Traditional Polish food is a blend of Slavic influences, while it also shares roots with French and Italian cuisines
The most typical ingredients used in Polish cuisine are sauerkraut, beetroot, cucumbers (gherkins), sour cream, kohlrabi, mushrooms, sausages and smoked sausage. A meal owes it taste to the herbs and spices used; such as marjoram, dill, caraway seeds, parsley, or pepper.
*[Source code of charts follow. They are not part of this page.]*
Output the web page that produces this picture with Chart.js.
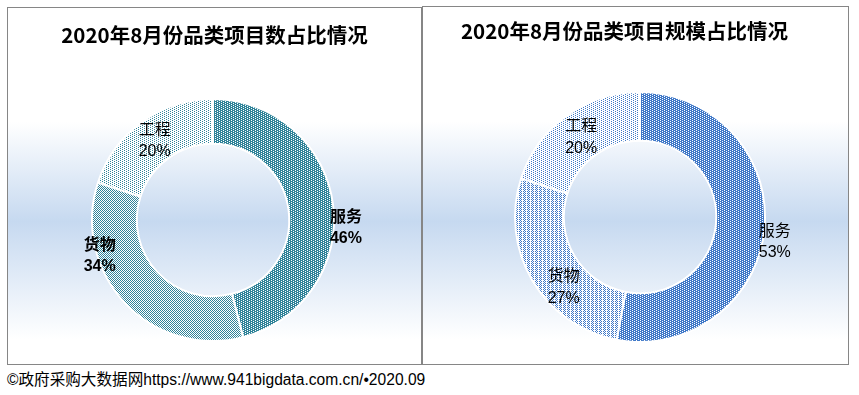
<!DOCTYPE html>
<html>
<head>
<meta charset="utf-8">
<script src="https://cdn.jsdelivr.net/npm/chart.js@4/dist/chart.umd.min.js"></script>
<style>
  html, body { margin:0; padding:0; background:#fff; width:859px; height:395px; overflow:hidden; }
  body { position:relative; font-family:"Noto Sans CJK SC", "Noto Sans", sans-serif; }
  .panel { position:absolute; box-sizing:border-box; border:1px solid #868686;
    background:linear-gradient(to bottom, #ffffff 0%, #ffffff 32%, #c6d9f0 60%, #ffffff 93%, #ffffff 100%); }
  .panel canvas { position:absolute; left:0; top:0; }
  .title { position:absolute; font-size:20.5px; font-weight:bold; line-height:24px; color:#000; text-align:center; white-space:nowrap; }
  .footer { position:absolute; left:7px; top:370px; font-size:15.6px; line-height:20px; color:#000; white-space:nowrap;
    font-family:"Liberation Sans", "Noto Sans CJK SC", sans-serif; }
</style>
</head>
<body>
<div class="panel" id="p1" style="left:7px; top:7px; width:415px; height:358px;"><canvas id="c1" width="413" height="356"></canvas></div>
<div class="panel" id="p2" style="left:422px; top:6px; width:427px; height:359px;"><canvas id="c2" width="425" height="357"></canvas></div>
<div class="title" id="t1" style="left:7px; width:415px; top:22px;"></div>
<div class="title" id="t2" style="left:424px; width:401px; top:18px;"></div>
<div class="footer" id="foot"></div>
<script>
// ---- data ----
const categories = ['服务', '货物', '工程'];
const countShare = [46, 34, 20];   // 项目数占比 (%)
const scaleShare = [53, 27, 20];   // 项目规模占比 (%)
const titles = ['2020年8月份品类项目数占比情况', '2020年8月份品类项目规模占比情况'];
const footerText = '©政府采购大数据网https://www.941bigdata.com.cn/•2020.09';

document.getElementById('t1').textContent = titles[0];
document.getElementById('t2').textContent = titles[1];
document.getElementById('foot').textContent = footerText;

// ---- pattern helpers ----
function makePattern(rows, color) {
  const h = rows.length, w = rows[0].length;
  const c = document.createElement('canvas');
  c.width = w; c.height = h;
  const g = c.getContext('2d');
  g.fillStyle = '#ffffff';
  g.fillRect(0, 0, w, h);
  g.fillStyle = color;
  for (let y = 0; y < h; y++) for (let x = 0; x < w; x++) if (rows[y][x] === 'X') g.fillRect(x, y, 1, 1);
  return document.createElement('canvas').getContext('2d').createPattern(c, 'repeat');
}
const teal = '#2f8399';
const blue = '#3f78c8';
const pat75 = ['XXX.', 'X.XX'];
const pat50 = ['X.', '.X'];
const pat38 = ['X.X.', '.X..'];
const pat25 = ['X...', '..X.'];

const leftColors = [makePattern(pat75, teal), makePattern(pat50, teal), makePattern(pat25, teal)];
const rightColors = [makePattern(pat75, blue), makePattern(pat38, blue), makePattern(pat25, blue)];

// label placement style (radius factor of outer radius, angle shift in degrees, bold)
const leftLabelStyle = { r: [1.10, 0.98, 0.82], shift: [10, 26, 0], bold: [true, true, false] };
const rightLabelStyle = { r: [1.095, 0.825, 0.80], shift: [4.6, -11.7, 0], bold: [false, false, false] };

const labelPlugin = {
  id: 'sliceLabels',
  afterDatasetsDraw(chart) {
    const st = chart.options.plugins.sliceLabels;
    const ctx = chart.ctx;
    const meta = chart.getDatasetMeta(0);
    const data = chart.data.datasets[0].data;
    ctx.save();
    ctx.fillStyle = '#000';
    ctx.textAlign = 'center';
    ctx.textBaseline = 'middle';
    meta.data.forEach((arc, i) => {
      const p = arc.getProps(['x', 'y', 'startAngle', 'endAngle', 'outerRadius'], true);
      const a = (p.startAngle + p.endAngle) / 2 + st.shift[i] * Math.PI / 180;
      const r = p.outerRadius * st.r[i];
      const x = p.x + Math.cos(a) * r;
      const y = p.y + Math.sin(a) * r;
      ctx.font = (st.bold[i] ? 'bold ' : '') + '16px "Noto Sans CJK SC"';
      ctx.fillText(chart.data.labels[i], x, y - 11);
      ctx.font = (st.bold[i] ? 'bold ' : '') + '16px "Liberation Sans", "Noto Sans CJK SC"';
      ctx.fillText(data[i] + '%', x, y + 12);
    });
    ctx.restore();
  }
};

function makeChart(id, values, colors, cutout, padding, labelStyle) {
  return new Chart(document.getElementById(id), {
    type: 'doughnut',
    data: {
      labels: categories,
      datasets: [{
        data: values,
        backgroundColor: colors,
        borderColor: '#ffffff',
        borderWidth: 2,
        hoverOffset: 0
      }]
    },
    options: {
      responsive: false,
      animation: false,
      cutout: cutout,
      layout: { padding: padding },
      plugins: {
        legend: { display: false },
        tooltip: { enabled: false },
        title: { display: false },
        sliceLabels: labelStyle
      }
    },
    plugins: [labelPlugin]
  });
}

makeChart('c1', countShare, leftColors, '63%', { top: 90, bottom: 22, left: 0, right: 3 }, leftLabelStyle);
makeChart('c2', scaleShare, rightColors, '61%', { top: 84, bottom: 21, left: 9, right: 0 }, rightLabelStyle);
</script>
</body>
</html>
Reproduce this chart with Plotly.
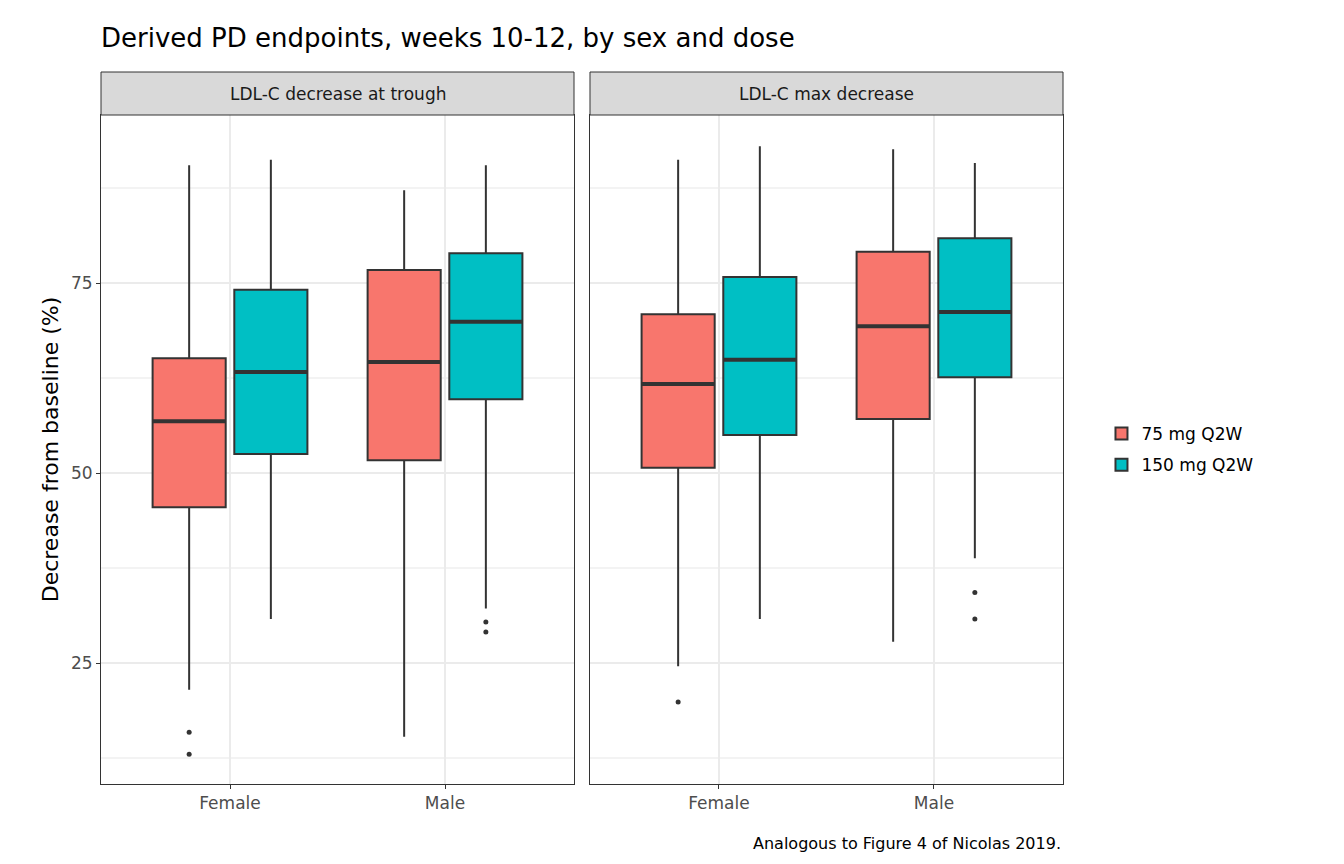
import plotly.graph_objects as go

panels = ["LDL-C decrease at trough", "LDL-C max decrease"]
sexes = ["Female", "Male"]
doses = ["75 mg Q2W", "150 mg Q2W"]
colors = ["#F8766D", "#00BFC4"]
# [panel][dose][sex]
q1 = [[[45.5, 51.7], [52.5, 59.7]], [[50.7, 57.1], [55.0, 62.6]]]
med = [[[56.8, 64.6], [63.3, 69.9]], [[61.7, 69.3], [64.9, 71.2]]]
q3 = [[[65.1, 76.7], [74.1, 78.9]], [[70.9, 79.1], [75.8, 80.9]]]
lo = [[[21.5, 15.3], [30.8, 32.2]], [[24.6, 27.8], [30.8, 38.8]]]
hi = [[[90.5, 87.2], [91.2, 90.5]], [[91.2, 92.6], [93.0, 90.8]]]
outliers = [[[[15.9, 13.0], []], [[], [30.4, 29.1]]],
            [[[19.9], []], [[], [34.3, 30.8]]]]

fig = go.Figure()
offs = [-0.19, 0.19]
bw = 0.34
for p in range(2):
    xa = "x" if p == 0 else "x2"
    ya = "y" if p == 0 else "y2"
    for d in range(2):
        for s in range(2):
            xc = s + 1 + offs[d]
            fig.add_trace(go.Box(
                x=[xc], q1=[q1[p][d][s]], median=[med[p][d][s]], q3=[q3[p][d][s]],
                lowerfence=[lo[p][d][s]], upperfence=[hi[p][d][s]],
                width=bw, whiskerwidth=0, boxpoints=False,
                fillcolor=colors[d], line=dict(color="#333333", width=2),
                name=doses[d], legendgroup=doses[d],
                showlegend=(p == 0 and s == 0), xaxis=xa, yaxis=ya))
            fig.add_trace(go.Scatter(
                x=[xc - bw / 2, xc + bw / 2], y=[med[p][d][s]] * 2, mode="lines",
                line=dict(color="#333333", width=4), showlegend=False,
                xaxis=xa, yaxis=ya, hoverinfo="skip"))
            if outliers[p][d][s]:
                fig.add_trace(go.Scatter(
                    x=[xc] * len(outliers[p][d][s]), y=outliers[p][d][s], mode="markers",
                    marker=dict(color="#333333", size=5), showlegend=False,
                    xaxis=xa, yaxis=ya, hoverinfo="y"))

axx = dict(range=[0.4, 2.6], tickvals=[1, 2], ticktext=sexes, showgrid=True,
           gridcolor="#EBEBEB", gridwidth=1.5, zeroline=False, showline=True, mirror=True,
           linecolor="#333333", ticks="outside", ticklen=4, tickcolor="#333333",
           tickfont=dict(size=17, color="#4D4D4D"))
axy = dict(range=[9.1, 97.1], tickvals=[25, 50, 75], showgrid=True, gridcolor="#EBEBEB",
           gridwidth=1.5, zeroline=False, showline=True, mirror=True, linecolor="#333333",
           ticks="outside", ticklen=4, tickcolor="#333333",
           tickfont=dict(size=17, color="#4D4D4D"),
           minor=dict(tickvals=[12.5, 37.5, 62.5, 87.5], showgrid=True, gridcolor="#F3F3F3", ticks=""))

fig.update_layout(
    width=1344, height=864, template="none", plot_bgcolor="white", paper_bgcolor="white",
    font=dict(family="DejaVu Sans", color="black"),
    margin=dict(l=93, r=289, t=107, b=88, autoexpand=False),
    boxmode="overlay",
    xaxis=dict(axx, domain=[0, 0.4917], anchor="y"),
    xaxis2=dict(axx, domain=[0.5083, 1], anchor="y2"),
    yaxis=dict(axy, domain=[0, 1], anchor="x",
               title=dict(text="Decrease from baseline (%)", font=dict(size=22), standoff=6)),
    yaxis2=dict(axy, domain=[0, 1], anchor="x2", showticklabels=False, ticks=""),
    legend=dict(x=1.04, y=0.5, xanchor="left", yanchor="middle", font=dict(size=17), tracegroupgap=6),
    title=dict(text="Derived PD endpoints, weeks 10-12, by sex and dose", x=93/1344, xanchor="left",
               y=1 - 30/864, yanchor="middle", font=dict(size=26)),
)
strip_h = 43 / 669
for i, (x0, x1) in enumerate([(0, 0.4917), (0.5083, 1)]):
    fig.add_shape(type="rect", xref="paper", yref="paper", x0=x0, x1=x1, y0=1, y1=1 + strip_h,
                  fillcolor="#D9D9D9", line=dict(color="#333333", width=1))
    fig.add_annotation(xref="paper", yref="paper", x=(x0 + x1) / 2, y=1 + strip_h / 2,
                       xanchor="center", yanchor="middle",
                       text=panels[i], showarrow=False, font=dict(size=17, color="#1A1A1A"))
fig.add_annotation(xref="paper", yref="paper", x=1, y=-59/669, xanchor="right", yanchor="middle",
                   text="Analogous to Figure 4 of Nicolas 2019.", showarrow=False, font=dict(size=16))
fig.write_html("out.html")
Meat is an important part of the Polish diet. Pork is the most popular meat, and the most commonly eaten meat dish is a fried, breaded pork cutlet served with thick sauce. Beef, ham, and sausage are also eaten regularly. Polish dishes are golabki(cabbage leaves stuffed with ground meat and rice) and golonka (fresh ham served with horse-radish). Poles also like to eat smoked and pickled fish, especially herring.
Polish cuisine is also renowned for its distinctive dumplings, especially pierogi, dough filled with minced meat, brined cabbage, mushrooms, potatoes, onions and cottage cheese.
Poles love desserts, especially cakes. Popular cakes include cheesecake, sponge cake, poppy seed cake, and a pound cake called babka. Special cakes are baked for feast days and weddings. Meanwhile, popular desserts include pastries and cakes, commonly made from yeast dough; including Polish doughnuts, paczki, stuffed with jam, chocolate or even liqueur.
Popular beverages include coffee, tea, milk, buttermilk, and fruit syrup and water. However, vodka distilled from rye is known as the national drink. One of Poland’s most famous specialties is clear vodka, traditionally enjoyed neat, without ice or mixers.